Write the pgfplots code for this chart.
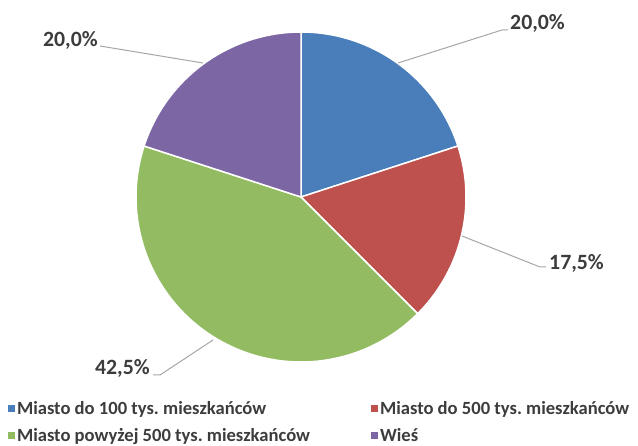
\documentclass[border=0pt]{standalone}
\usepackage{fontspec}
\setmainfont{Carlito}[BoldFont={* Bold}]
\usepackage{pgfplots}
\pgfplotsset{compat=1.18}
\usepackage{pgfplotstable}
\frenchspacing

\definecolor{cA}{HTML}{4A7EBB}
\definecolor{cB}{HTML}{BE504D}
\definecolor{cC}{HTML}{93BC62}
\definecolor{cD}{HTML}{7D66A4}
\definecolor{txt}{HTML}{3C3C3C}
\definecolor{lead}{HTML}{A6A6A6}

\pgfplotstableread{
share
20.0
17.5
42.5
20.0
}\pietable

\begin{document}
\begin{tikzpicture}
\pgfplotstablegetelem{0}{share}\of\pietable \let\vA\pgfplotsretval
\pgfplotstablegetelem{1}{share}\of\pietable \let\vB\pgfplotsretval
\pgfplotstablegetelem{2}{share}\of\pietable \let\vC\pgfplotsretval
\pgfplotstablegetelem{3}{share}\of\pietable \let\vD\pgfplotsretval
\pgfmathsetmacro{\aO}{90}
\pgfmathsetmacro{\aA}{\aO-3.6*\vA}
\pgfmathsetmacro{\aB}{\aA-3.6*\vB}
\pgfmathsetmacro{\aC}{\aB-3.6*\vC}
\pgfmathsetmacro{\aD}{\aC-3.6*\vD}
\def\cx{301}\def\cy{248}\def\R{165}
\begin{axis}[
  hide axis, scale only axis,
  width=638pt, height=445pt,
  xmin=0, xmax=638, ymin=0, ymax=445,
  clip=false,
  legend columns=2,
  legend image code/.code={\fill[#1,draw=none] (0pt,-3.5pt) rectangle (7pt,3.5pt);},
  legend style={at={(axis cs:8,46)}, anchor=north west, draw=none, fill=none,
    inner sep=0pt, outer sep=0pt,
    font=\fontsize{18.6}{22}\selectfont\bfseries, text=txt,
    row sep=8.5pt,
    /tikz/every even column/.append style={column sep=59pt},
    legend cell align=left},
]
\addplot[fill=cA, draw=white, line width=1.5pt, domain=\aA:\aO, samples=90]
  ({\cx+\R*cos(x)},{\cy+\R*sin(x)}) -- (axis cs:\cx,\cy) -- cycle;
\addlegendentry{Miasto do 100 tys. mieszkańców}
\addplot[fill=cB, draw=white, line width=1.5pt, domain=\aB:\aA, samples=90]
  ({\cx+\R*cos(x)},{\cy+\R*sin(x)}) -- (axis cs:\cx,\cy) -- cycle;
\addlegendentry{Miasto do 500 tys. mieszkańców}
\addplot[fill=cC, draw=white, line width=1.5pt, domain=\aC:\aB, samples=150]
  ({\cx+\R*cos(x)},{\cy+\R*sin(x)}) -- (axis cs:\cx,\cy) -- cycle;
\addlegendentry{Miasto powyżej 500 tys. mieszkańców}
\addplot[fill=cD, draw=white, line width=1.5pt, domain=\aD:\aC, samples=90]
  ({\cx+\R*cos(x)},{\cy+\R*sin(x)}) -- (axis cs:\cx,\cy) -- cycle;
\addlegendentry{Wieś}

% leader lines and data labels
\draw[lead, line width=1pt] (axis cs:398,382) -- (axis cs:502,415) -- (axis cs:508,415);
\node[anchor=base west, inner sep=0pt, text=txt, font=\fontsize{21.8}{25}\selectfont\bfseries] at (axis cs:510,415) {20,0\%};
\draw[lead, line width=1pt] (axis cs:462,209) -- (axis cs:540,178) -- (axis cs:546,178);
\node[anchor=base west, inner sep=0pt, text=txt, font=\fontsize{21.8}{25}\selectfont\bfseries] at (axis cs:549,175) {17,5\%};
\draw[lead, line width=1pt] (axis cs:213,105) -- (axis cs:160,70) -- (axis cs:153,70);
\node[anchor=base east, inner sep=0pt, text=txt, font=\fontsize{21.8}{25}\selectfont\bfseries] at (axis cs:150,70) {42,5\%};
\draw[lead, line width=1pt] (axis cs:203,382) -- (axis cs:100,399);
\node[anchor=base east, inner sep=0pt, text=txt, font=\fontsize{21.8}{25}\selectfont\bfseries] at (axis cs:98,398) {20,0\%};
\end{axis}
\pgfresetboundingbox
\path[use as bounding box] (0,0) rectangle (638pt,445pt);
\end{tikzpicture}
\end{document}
+--
### WHAT IS EXPECTED
Identify the lines that contain the string "code", and copy every one of them.

### ANSWER TO THIS PROBLEM
Write the pgfplots code for this chart.
  legend image code/.code={\fill[#1,draw=none] (0pt,-3.5pt) rectangle (7pt,3.5pt);},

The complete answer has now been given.